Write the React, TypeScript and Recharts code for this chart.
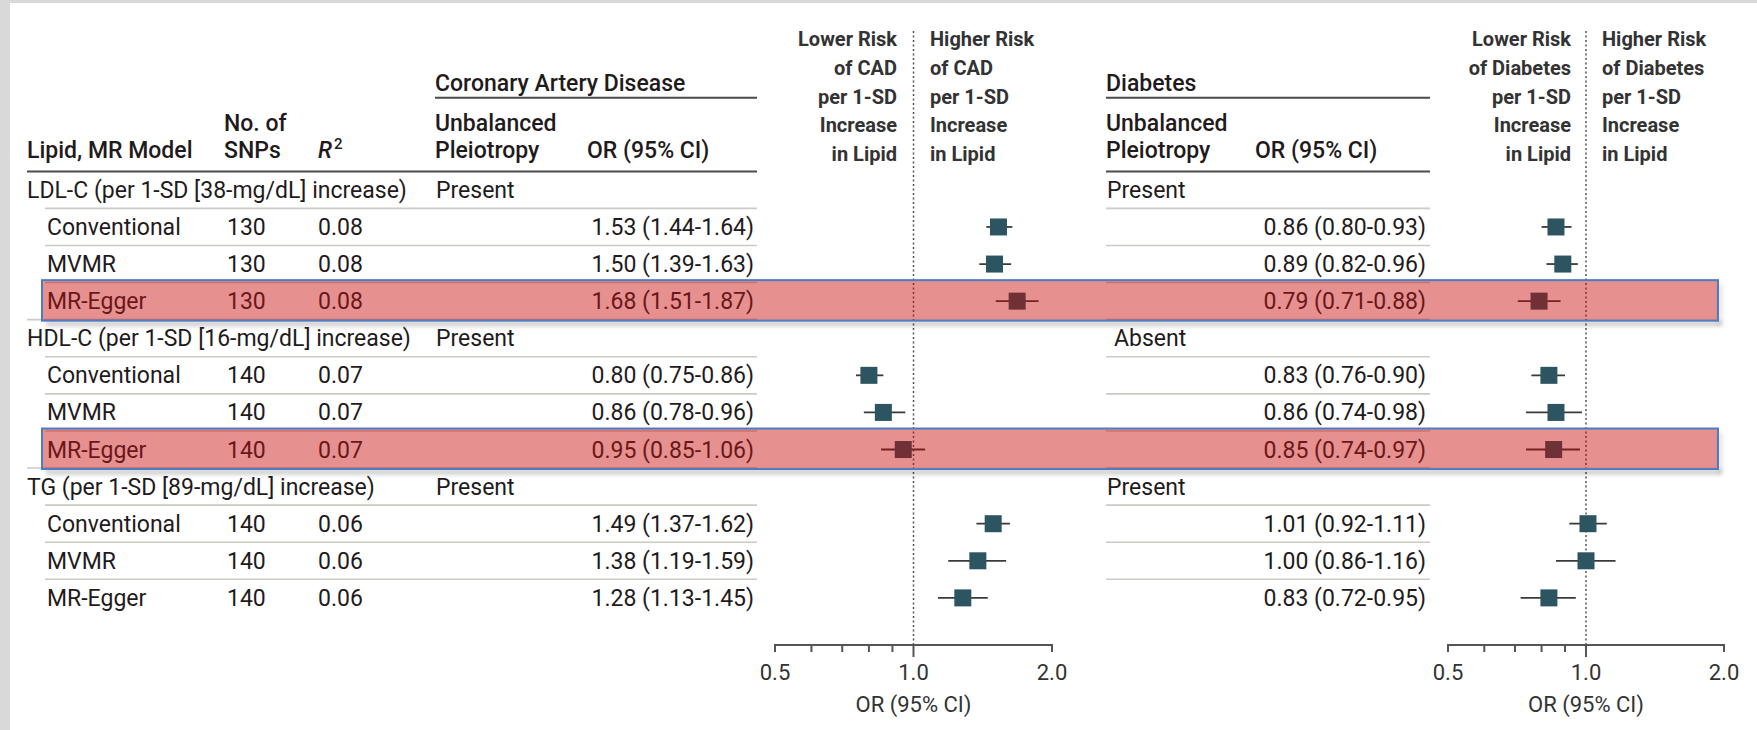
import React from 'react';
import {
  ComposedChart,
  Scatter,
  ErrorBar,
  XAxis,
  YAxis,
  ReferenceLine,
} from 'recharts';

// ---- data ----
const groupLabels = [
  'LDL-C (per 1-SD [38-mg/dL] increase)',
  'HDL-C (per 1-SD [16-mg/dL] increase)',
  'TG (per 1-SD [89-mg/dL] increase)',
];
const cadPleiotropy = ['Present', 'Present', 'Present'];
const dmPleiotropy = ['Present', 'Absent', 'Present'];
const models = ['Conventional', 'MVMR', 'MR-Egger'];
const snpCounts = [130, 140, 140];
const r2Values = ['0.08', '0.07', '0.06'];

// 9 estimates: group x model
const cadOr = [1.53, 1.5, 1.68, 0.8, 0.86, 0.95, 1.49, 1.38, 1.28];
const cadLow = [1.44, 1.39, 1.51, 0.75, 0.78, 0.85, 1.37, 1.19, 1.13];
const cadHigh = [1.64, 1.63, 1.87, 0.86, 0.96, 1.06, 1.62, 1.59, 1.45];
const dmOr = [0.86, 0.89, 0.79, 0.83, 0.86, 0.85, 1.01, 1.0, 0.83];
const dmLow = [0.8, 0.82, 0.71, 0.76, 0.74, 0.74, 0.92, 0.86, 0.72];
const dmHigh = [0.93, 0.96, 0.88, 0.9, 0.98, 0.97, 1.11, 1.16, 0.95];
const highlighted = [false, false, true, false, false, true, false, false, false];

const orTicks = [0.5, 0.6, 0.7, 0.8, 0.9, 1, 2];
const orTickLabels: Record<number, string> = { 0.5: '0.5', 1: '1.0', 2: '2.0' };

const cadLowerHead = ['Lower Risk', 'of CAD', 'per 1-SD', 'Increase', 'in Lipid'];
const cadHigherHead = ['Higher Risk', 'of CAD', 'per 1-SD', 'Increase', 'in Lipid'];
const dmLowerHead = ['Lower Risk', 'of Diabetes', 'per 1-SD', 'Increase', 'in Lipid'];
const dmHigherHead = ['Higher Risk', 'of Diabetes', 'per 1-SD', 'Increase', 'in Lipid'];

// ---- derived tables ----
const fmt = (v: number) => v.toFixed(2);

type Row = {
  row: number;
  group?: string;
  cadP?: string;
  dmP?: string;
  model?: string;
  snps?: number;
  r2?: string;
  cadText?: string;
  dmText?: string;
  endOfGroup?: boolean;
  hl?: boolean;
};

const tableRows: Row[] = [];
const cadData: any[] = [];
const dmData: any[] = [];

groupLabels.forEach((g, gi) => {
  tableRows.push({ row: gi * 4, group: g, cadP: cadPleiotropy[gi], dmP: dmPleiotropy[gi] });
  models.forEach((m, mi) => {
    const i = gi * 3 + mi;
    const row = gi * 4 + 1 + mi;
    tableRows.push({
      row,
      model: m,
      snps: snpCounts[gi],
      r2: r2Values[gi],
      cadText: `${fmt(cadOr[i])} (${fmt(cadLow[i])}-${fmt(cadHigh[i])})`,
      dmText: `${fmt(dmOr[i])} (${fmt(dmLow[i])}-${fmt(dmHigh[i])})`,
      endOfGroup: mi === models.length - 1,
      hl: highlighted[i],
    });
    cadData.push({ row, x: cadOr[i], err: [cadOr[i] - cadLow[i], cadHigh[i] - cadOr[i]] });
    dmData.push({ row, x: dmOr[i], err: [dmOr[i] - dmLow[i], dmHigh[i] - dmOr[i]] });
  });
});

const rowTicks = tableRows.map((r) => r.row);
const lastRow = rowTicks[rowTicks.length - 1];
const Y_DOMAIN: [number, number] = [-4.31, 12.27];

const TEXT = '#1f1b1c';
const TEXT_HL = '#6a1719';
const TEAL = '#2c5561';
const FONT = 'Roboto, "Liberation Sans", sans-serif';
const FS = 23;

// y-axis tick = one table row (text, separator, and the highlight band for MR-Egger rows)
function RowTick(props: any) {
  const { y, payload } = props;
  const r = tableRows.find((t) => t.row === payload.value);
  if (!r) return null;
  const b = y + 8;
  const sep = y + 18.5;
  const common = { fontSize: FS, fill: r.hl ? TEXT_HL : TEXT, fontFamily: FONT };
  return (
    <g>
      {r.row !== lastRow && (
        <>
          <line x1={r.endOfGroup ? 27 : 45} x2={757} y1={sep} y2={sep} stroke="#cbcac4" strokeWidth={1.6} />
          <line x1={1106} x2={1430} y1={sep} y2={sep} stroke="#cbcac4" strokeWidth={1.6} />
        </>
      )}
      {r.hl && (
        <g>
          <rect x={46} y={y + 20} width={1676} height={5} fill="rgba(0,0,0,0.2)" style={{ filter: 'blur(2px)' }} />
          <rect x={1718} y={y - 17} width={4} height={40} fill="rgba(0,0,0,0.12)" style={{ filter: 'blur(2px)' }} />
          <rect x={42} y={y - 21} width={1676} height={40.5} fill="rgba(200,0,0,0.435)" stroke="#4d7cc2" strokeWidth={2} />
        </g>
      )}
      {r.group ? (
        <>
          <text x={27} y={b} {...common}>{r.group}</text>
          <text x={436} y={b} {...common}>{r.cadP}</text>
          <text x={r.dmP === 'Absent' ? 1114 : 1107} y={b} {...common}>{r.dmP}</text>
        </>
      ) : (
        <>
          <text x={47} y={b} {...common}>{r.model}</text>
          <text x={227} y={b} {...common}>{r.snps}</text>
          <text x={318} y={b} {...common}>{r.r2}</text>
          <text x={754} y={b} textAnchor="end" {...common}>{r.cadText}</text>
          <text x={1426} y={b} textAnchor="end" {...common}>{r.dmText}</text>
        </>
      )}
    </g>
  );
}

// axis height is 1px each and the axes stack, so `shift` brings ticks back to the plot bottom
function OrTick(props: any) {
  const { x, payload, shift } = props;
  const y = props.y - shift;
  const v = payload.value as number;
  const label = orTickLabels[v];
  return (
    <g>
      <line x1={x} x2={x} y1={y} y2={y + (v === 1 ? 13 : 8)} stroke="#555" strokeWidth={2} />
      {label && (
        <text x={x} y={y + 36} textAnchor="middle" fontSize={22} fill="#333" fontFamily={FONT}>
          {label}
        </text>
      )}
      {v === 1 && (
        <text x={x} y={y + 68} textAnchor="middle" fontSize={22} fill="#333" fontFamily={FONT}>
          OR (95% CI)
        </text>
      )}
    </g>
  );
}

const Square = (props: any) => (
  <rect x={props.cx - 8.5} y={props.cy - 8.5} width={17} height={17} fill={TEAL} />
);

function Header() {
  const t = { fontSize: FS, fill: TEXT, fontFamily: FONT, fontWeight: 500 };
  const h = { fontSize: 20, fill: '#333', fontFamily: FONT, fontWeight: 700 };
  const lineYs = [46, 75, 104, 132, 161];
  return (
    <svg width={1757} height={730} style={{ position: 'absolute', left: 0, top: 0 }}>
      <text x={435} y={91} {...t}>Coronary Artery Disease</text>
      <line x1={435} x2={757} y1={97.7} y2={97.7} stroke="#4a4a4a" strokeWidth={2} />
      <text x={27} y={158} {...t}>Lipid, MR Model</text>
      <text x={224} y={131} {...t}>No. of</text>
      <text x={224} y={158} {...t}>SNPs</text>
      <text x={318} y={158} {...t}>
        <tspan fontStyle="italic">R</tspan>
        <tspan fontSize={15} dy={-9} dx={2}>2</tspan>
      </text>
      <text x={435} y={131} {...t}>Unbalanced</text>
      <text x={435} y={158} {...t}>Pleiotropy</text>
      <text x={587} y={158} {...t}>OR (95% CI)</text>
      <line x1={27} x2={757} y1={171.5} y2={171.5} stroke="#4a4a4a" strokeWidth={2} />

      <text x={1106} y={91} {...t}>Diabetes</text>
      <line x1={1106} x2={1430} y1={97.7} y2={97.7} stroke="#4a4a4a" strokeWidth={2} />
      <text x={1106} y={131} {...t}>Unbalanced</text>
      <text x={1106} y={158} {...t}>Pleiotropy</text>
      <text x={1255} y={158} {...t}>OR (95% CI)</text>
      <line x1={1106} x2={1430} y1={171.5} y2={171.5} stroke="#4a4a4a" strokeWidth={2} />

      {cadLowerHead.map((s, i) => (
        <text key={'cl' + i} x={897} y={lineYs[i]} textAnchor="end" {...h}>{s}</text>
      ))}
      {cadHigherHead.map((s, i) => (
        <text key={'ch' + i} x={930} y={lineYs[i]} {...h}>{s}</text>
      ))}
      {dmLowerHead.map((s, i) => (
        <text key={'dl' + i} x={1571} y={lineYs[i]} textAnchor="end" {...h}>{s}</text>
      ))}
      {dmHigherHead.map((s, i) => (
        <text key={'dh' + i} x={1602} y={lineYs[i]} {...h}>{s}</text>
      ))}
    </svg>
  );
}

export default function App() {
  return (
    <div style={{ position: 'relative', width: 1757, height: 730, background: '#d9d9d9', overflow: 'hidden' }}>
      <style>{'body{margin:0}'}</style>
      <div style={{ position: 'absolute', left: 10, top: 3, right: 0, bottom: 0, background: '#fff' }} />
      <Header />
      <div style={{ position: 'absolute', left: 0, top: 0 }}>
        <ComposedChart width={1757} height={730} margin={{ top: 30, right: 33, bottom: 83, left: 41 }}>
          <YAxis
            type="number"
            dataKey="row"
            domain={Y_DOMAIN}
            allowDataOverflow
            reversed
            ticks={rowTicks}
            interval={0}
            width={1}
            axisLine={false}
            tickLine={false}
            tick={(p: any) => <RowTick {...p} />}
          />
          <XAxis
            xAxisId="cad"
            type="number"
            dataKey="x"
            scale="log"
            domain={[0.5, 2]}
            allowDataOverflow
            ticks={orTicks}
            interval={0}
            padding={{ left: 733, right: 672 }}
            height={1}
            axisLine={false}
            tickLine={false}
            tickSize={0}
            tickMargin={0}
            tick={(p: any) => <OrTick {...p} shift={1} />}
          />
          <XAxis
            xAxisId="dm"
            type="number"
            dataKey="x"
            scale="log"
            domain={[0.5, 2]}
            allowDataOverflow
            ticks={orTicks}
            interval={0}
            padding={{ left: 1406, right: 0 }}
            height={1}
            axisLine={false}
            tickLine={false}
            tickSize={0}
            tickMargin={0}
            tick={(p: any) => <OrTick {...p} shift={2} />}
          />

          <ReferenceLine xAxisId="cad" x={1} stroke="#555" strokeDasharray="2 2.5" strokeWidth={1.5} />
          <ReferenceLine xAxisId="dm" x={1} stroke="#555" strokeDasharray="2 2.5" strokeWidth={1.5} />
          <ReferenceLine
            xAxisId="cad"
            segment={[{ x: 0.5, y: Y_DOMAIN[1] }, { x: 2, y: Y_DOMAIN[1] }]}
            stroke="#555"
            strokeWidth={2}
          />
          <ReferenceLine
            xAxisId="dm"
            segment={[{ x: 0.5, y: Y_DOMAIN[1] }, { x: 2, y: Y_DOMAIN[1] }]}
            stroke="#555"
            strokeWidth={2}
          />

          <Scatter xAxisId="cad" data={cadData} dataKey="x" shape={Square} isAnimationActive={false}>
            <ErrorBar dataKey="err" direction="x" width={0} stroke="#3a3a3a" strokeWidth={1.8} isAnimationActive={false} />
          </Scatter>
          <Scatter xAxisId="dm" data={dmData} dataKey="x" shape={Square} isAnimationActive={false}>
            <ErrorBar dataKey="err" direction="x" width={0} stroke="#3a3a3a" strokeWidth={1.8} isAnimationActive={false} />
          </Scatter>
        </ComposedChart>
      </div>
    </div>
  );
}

What needs to be done: From the first line of the material down to the line containing "false, false, false];", inclusive, return each line exactly, skipping any picture.

Correct result:
Write the React, TypeScript and Recharts code for this chart.
import React from 'react';
import {
  ComposedChart,
  Scatter,
  ErrorBar,
  XAxis,
  YAxis,
  ReferenceLine,
} from 'recharts';

// ---- data ----
const groupLabels = [
  'LDL-C (per 1-SD [38-mg/dL] increase)',
  'HDL-C (per 1-SD [16-mg/dL] increase)',
  'TG (per 1-SD [89-mg/dL] increase)',
];
const cadPleiotropy = ['Present', 'Present', 'Present'];
const dmPleiotropy = ['Present', 'Absent', 'Present'];
const models = ['Conventional', 'MVMR', 'MR-Egger'];
const snpCounts = [130, 140, 140];
const r2Values = ['0.08', '0.07', '0.06'];

// 9 estimates: group x model
const cadOr = [1.53, 1.5, 1.68, 0.8, 0.86, 0.95, 1.49, 1.38, 1.28];
const cadLow = [1.44, 1.39, 1.51, 0.75, 0.78, 0.85, 1.37, 1.19, 1.13];
const cadHigh = [1.64, 1.63, 1.87, 0.86, 0.96, 1.06, 1.62, 1.59, 1.45];
const dmOr = [0.86, 0.89, 0.79, 0.83, 0.86, 0.85, 1.01, 1.0, 0.83];
const dmLow = [0.8, 0.82, 0.71, 0.76, 0.74, 0.74, 0.92, 0.86, 0.72];
const dmHigh = [0.93, 0.96, 0.88, 0.9, 0.98, 0.97, 1.11, 1.16, 0.95];
const highlighted = [false, false, true, false, false, true, false, false, false];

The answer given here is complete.